Gambar ketiga ini seharusnya tidak perlu diperdebatkan. Pengendara motor menggunakan lajur kanan untuk masuk, ketimbang mengikuti rambu yang secara jelas menunjukkan motor harus lewat lajur kiri. Pertanyaan yang sama, siapa yang salah? Pengendaranya atau rambunya?
Ketiga contoh di atas, saya menyebutnya sebagai bentuk dari inkonsistensi komunikasi visual yang selama ini dinormalisasi di kehidupan masyarakat Indonesia.
Komunikasi Visual adalah Raja Semua Media Komunikasi
Ketiga contoh di atas sangat berhubungan dengan literasi. Siapapun yang merasa dirinya terliterasi dengan baik pasti akan mengintepretasinya sebagai mesin kopi itu rusak, bisa lewat pintu masuk ini, dan motor lewat sini.
Akan tetapi, karena komunikasi visual di gambar pertama dan kedua tidak konsisten, alhasil orang yang terliterasi pun bisa terkena getahnya. Sementara itu, pengendara motor di gambar ketiga bisa saja muak karena sebagian besar tulisan yang ia temui inkonsisten dengan keadaan sebenarnya, seperti kasus pada gambar pertama dan gambar kedua. Alhasil ketimbang pusing, visual rambu yang ada pun tidak ia hiraukan.

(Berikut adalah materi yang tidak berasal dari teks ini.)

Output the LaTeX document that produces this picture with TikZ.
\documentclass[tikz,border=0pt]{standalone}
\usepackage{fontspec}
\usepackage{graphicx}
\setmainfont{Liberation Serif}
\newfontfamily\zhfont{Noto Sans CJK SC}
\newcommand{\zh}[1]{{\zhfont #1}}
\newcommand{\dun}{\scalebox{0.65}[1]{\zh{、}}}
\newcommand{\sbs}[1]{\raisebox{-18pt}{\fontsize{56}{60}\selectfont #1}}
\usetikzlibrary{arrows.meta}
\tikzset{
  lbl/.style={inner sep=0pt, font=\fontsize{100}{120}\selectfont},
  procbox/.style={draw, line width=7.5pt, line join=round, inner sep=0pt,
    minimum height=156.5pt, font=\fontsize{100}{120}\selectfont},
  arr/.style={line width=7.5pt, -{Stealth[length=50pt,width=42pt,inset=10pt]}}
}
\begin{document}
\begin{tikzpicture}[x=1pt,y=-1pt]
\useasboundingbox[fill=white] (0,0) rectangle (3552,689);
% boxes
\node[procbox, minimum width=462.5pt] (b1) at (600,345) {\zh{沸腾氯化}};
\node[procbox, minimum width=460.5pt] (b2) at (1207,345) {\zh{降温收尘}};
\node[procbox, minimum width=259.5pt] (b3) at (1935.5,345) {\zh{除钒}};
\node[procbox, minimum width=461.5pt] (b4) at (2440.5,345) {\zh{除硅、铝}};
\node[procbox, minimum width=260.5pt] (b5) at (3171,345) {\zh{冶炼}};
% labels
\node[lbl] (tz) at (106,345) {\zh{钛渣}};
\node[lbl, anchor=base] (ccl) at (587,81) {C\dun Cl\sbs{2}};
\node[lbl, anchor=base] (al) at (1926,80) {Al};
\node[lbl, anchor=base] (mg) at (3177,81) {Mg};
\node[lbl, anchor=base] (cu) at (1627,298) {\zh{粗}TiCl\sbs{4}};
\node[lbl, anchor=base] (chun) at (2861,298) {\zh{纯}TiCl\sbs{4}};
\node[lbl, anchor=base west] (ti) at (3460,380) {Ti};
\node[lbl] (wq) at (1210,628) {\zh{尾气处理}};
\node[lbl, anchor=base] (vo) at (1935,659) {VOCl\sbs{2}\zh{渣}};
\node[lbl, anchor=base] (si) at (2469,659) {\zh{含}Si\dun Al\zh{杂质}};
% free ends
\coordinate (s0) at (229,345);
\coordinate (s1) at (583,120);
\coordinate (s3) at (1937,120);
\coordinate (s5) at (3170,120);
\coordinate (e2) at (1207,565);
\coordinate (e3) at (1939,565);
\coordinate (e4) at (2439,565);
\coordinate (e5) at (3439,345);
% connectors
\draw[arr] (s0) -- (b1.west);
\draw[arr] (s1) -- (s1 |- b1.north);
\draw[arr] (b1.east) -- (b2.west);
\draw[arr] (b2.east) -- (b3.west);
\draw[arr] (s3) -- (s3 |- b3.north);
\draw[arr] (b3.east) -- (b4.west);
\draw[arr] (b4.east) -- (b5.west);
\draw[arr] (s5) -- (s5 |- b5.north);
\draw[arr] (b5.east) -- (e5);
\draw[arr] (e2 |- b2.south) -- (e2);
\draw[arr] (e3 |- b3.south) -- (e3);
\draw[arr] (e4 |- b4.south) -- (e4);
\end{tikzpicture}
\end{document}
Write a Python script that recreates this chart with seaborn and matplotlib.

Hal ini berbahaya jika dinormalisasi dalam kehidupan sehari-hari. Orang menjadi skeptis dengan budaya visual tulisan. Tulisan itu menyesatkan. Bayangkan setiap hari kamu bisa memakai lift padahal ada tulisan lift sedang rusak di pintunya. Lalu karena terbiasa melanggar, suatu hari lift itu benar-benar rusak. Entah apa yang akan terjadi pada dirimu.
Atau ketika kamu terbiasa memakai jembatan dengan tulisan rusak lalu suatu hari jembatan tersebut benar-benar rusak, serta ribuan skenario lainnya yang bisa membahayakan nyawa seseorang.
Pada akhirnya, solusi paling logis adalah dengan bertanya secara lisan. Ini adalah cara paling cepat dan paling aman. Saya tidak akan bilang bertanya adalah hal yang buruk, lagipula kita semua tahu malu bertanya sesat di jalan. Akan tetapi, kita harus ingat kalau bangsa Indonesia adalah bangsa yang sangat terlambat menemukan tulisan.
Bayangkan, bangsa Sumeria sudah memiliki teknologi bernama tulisan semenjak 2.600 tahun sebelum masehi. Sementara itu, di nusantara, tulisan tertua yang ditemukan adalah prasasti Yupa di Kalimantan Timur yang ditulis pada abad ke-5 Masehi. Artinya apa? Nenek moyang kita terlena dengan bahasa lisan sehingga lebih banyak meninggalkan kita cerita rakyat yang dituturkan turun temurun ketimbang literatur fisik yang bisa dibaca oleh keturunannya.
Komunikasi lisan memiliki banyak kelemahan. Mereka mudah terlupakan dan dilupakan. Itulah sebabnya kita mencatat apabila guru kita menjelaskan. Mereka sangat mudah sekali menipu. Itulah kenapa kita tidak percaya dengan janji politikus sampai mereka benar-benar menuangkan suatu kebijakan dalam aturan tertulis. Mereka juga sangat dipengaruhi oleh keadaan emosi penuturnya. Itulah kenapa ketika marah seringkali kita mengucapkan kata-kata yang kita tahu tidak akan pernah kita lakukan.